O vídeo pretende mostrar como uma câmera sensível no infravermelho próximo poderia ser usada para provar a suposta planicidade da Terra. A ideia é interessante, porque no infravermelho o alcance de visibilidade, definido no Manual de Sinalização Náutica da Marinha do Brasil (https://www.marinha.mil.br/camr/sites/www.marinha.mil.br.camr/files/MANUAL-SN-Vol-1-Aprovado-CT-DHN.pdf), é bem maior do que na banda espectral visível.
No entanto, o autor do vídeo usa dados errados para chegar na conclusão errada.
No minuto 2:30, um erro básico: ele alega que a redução de visibilidade é causada por "gases". Não é. Gases produzem espalhamento de Rayleigh, que deixa o ar azul. O que se ve nesse vídeo é absorção por partículas sólidas e aerosois, mais conhecida por névoa seca. Essa absorção, ao contrário do espalhamento de Rayleigh, é pouco dependente do comprimento de onda da luz, portanto produz um aspecto cinzento. Claro, o espalhamento de Rayleigh está sempre presente, superposto `a absorção por partículas. Esses detalhes são importantes justamente porque são, no fundo, a justificativa para se usar o infravermelho em estudos desse tipo. O autor parece não se importar com isso, o que sugere que o objetivo do vídeo é muito mais o de desinformar, do que informar.
Aos 2:40 minutos, o autor mostra um mapa da região coberta pelo vídeo. Podemos verificar com fontes independentes que o mapa está basicamente correto, e as montanhas mostradas na panorâmica infravermelha inicial no vídeo são mesmo as apontadas pelas tres linhas. A montanha central é o Pico de San Jacinto, no condado de Riverside, California.

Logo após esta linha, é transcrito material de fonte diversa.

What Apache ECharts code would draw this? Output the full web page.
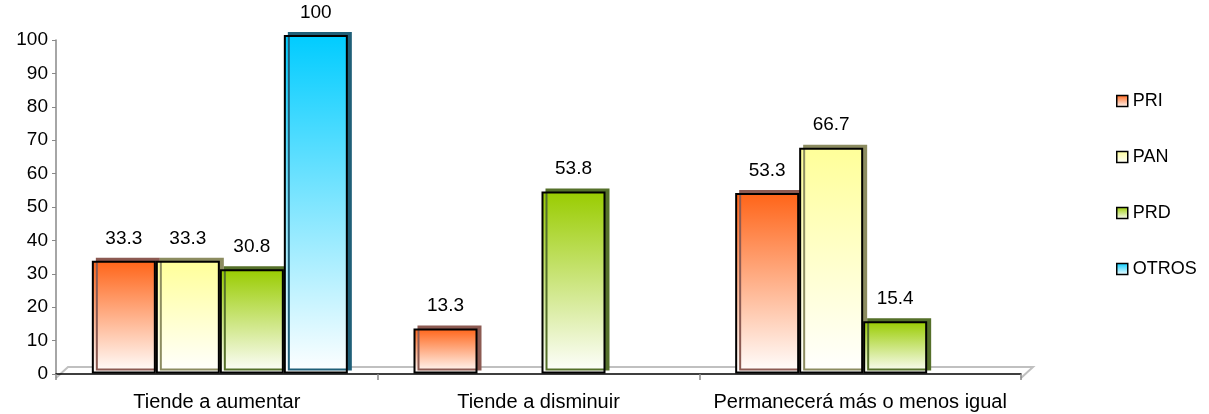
<!DOCTYPE html>
<html>
<head>
<meta charset="utf-8">
<script src="https://cdn.jsdelivr.net/npm/echarts@6/dist/echarts.min.js"></script>
<style>
html,body{margin:0;padding:0;background:#fff;}
#chart{width:1209px;height:414px;}
</style>
</head>
<body>
<div id="chart"></div>
<script>
const categories = ['Tiende a aumentar', 'Tiende a disminuir', 'Permanecerá más o menos igual'];
const seriesNames = ['PRI', 'PAN', 'PRD', 'OTROS'];
const PRI = [33.3, 13.3, 53.3];
const PAN = [33.3, null, 66.7];
const PRD = [30.8, 53.8, 15.4];
const OTROS = [100, null, null];
const yTicks = [0, 10, 20, 30, 40, 50, 60, 70, 80, 90, 100];

const values = [PRI, PAN, PRD, OTROS];
const topColors = ['#ff6418', '#ffff99', '#99cc00', '#00ccff'];
const sideColors = ['#8c5a52', '#8c8c60', '#55702a', '#1f5f78'];
const FONT = 'Liberation Sans, Arial, sans-serif';

function grad(c) {
  return new echarts.graphic.LinearGradient(0, 0, 0, 1, [
    {offset: 0, color: c},
    {offset: 1, color: '#ffffff'}
  ]);
}

const chart = echarts.init(document.getElementById('chart'), null, {renderer: 'canvas'});

const series = seriesNames.map((name, i) => ({
  name: name,
  type: 'bar',
  xAxisIndex: 0,
  yAxisIndex: 0,
  data: values[i],
  barWidth: 64,
  barGap: '0%',
  itemStyle: {
    color: grad(topColors[i]),
    borderColor: '#000',
    borderWidth: 2,
    shadowColor: sideColors[i],
    shadowBlur: 0,
    shadowOffsetX: 4,
    shadowOffsetY: -3
  },
  label: {
    show: true,
    position: 'top',
    distance: 13,
    color: '#000',
    fontFamily: FONT,
    fontSize: 19,
    formatter: p => (p.value == null ? '' : String(p.value))
  }
}));

const option = {
  animation: false,
  backgroundColor: '#ffffff',
  textStyle: {fontFamily: FONT},
  legend: {
    orient: 'vertical',
    left: 1111,
    top: 87,
    itemWidth: 11,
    itemHeight: 11,
    itemGap: 38,
    icon: 'rect',
    data: seriesNames,
    itemStyle: {borderColor: '#000', borderWidth: 1.5, shadowBlur: 0, shadowOffsetX: 0, shadowOffsetY: 0},
    textStyle: {color: '#000', fontSize: 18, fontFamily: FONT}
  },
  grid: [
    {left: 59, right: 185, top: 35, bottom: 40.5},
    {left: 56, right: 188, top: 40, bottom: 40}
  ],
  xAxis: [
    {
      type: 'category', gridIndex: 0, data: categories,
      axisLine: {show: false}, axisTick: {show: false}, axisLabel: {show: false}
    },
    {
      type: 'category', gridIndex: 1, data: categories,
      offset: 4,
      axisLine: {lineStyle: {color: '#000', width: 1.5}},
      axisTick: {show: true, interval: 0, length: 6, lineStyle: {color: '#888', width: 1.5}},
      axisLabel: {color: '#000', fontSize: 20, margin: 14, interval: 0, hideOverlap: false, fontFamily: FONT}
    }
  ],
  yAxis: [
    {
      type: 'value', gridIndex: 0,
      min: yTicks[0], max: yTicks[yTicks.length - 1], interval: 10,
      show: false
    },
    {
      type: 'value', gridIndex: 1,
      min: yTicks[0], max: yTicks[yTicks.length - 1], interval: 10,
      axisLine: {show: true, lineStyle: {color: '#888', width: 1.5}},
      axisTick: {show: true, length: 4, lineStyle: {color: '#888'}},
      splitLine: {show: false},
      axisLabel: {color: '#000', fontSize: 19, margin: 8, fontFamily: FONT}
    }
  ],
  series: series
};
chart.setOption(option);

// floor outline (3D back edge), positioned via the chart's own grid
const gridRect = chart.getModel().getComponent('grid', 1).coordinateSystem.getRect();
const frontY = gridRect.y + gridRect.height + 4;
const backY = frontY - 11;
const dx = 12;
chart.setOption({
  graphic: [{
    type: 'polyline',
    z: -1,
    silent: true,
    shape: {points: [
      [gridRect.x, frontY],
      [gridRect.x + dx, backY],
      [gridRect.x + gridRect.width + dx, backY],
      [gridRect.x + gridRect.width, frontY]
    ]},
    style: {stroke: '#c0c0c0', lineWidth: 2, fill: null}
  }]
});
</script>
</body>
</html>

Aos 3 minutos, ele mostra imagens para confundir o incauto: montanhas não identificadas num horizonte marinho, visualizadas na câmera de luz visível, e uma imagem superposta de outras montanhas também não identificadas, visualizadas numa câmera infravermelha com um filtro low pass de 0.85 microns. Essas imagens não foram feitas no mesmo dia, e possivelmente nem no mesmo lugar, portanto não são comparáveis e não provam ou demonstram nada. É um típico segmento de vídeo inserido ad hoc para confundir.
Não há explicação para a legenda críptica que aparece aos 5:40 dizendo "Inclinação = 0".
Aos 6 minutos, surge a alegação de que o modelo da Terra é impreciso. O autor não mostra os cálculos que indicariam isso, apenas desenha um diagrama que é dito explicitamente ser fora de escala, e desse diagrama fora de escala, sugere que as montanhas não seriam visíveis. A lógica aqui é incompreensível.
Aos 7 minutos, o autor ironicamente usa o Google Earth para confirmar a altura das montanhas. Esquece de mencionar que o Google Earth funciona com um modelo de Terra geoide, datum WGS84.
Entrando com os dados geográficos da câmera e do alvo em um calculador de efeitos da curvatura da Terra, vemos que a altura de um objeto escondido atrás do horizonte, naquela configuração, é de cerca de 2,100 metros. Como mostrado no vídeo. Ou seja, todas as informações passadas pelo autor estão corretas, inclusive o calculo correto da curvatura da Terra.
Entretanto, o erro está em afirmar que as altitudes do maciço em volta do Pico de San Jacinto são de cerca de 2,000 metros sobre o nível do mar. A altitude do pico mesmo é 3,302 metros sobre o nível do mar. O vídeo mesmo, curiosamente, se contradiz e mostra um valor de 3,184 metros obtido no Google Earth. Examinando um mapa topográfico da região, (por exemplo, http://en-gb.topographic-map.com/places/Mount-San-Jacinto-5422226/) é fácil ver que todos os picos naquele maciço, numa extensão de mais de 2 kilometros ao sul do pico, estão acima de 3,000 metros sobre o nível do mar.
Portanto, o que o vídeo está mostrando não é evidencia em favor da terra plana, mas apenas os cerca de 1,000 metros superiores das montanhas. Os 2,000 metros da parte inferior estão escondidos atrás do horizonte. O objetivo do vídeo é desinformar.
Um aspecto curioso é que o argumento apresentado no vídeo viola um dos preceitos fundamentais da terra plana (originário na "astronomia zetética"): apenas as provas que podem ser vistas com os próprios olhos seriam válidas. Como o olho humano não é sensível no infravermelho, evidencias obtidas usando essa região do espectro seriam invalidas, do ponto de vista terra planista. Isso apenas mostra que a "metodologia terra planista" se baseia fundamentalmente, entre outras falácias, no viés de confirmação.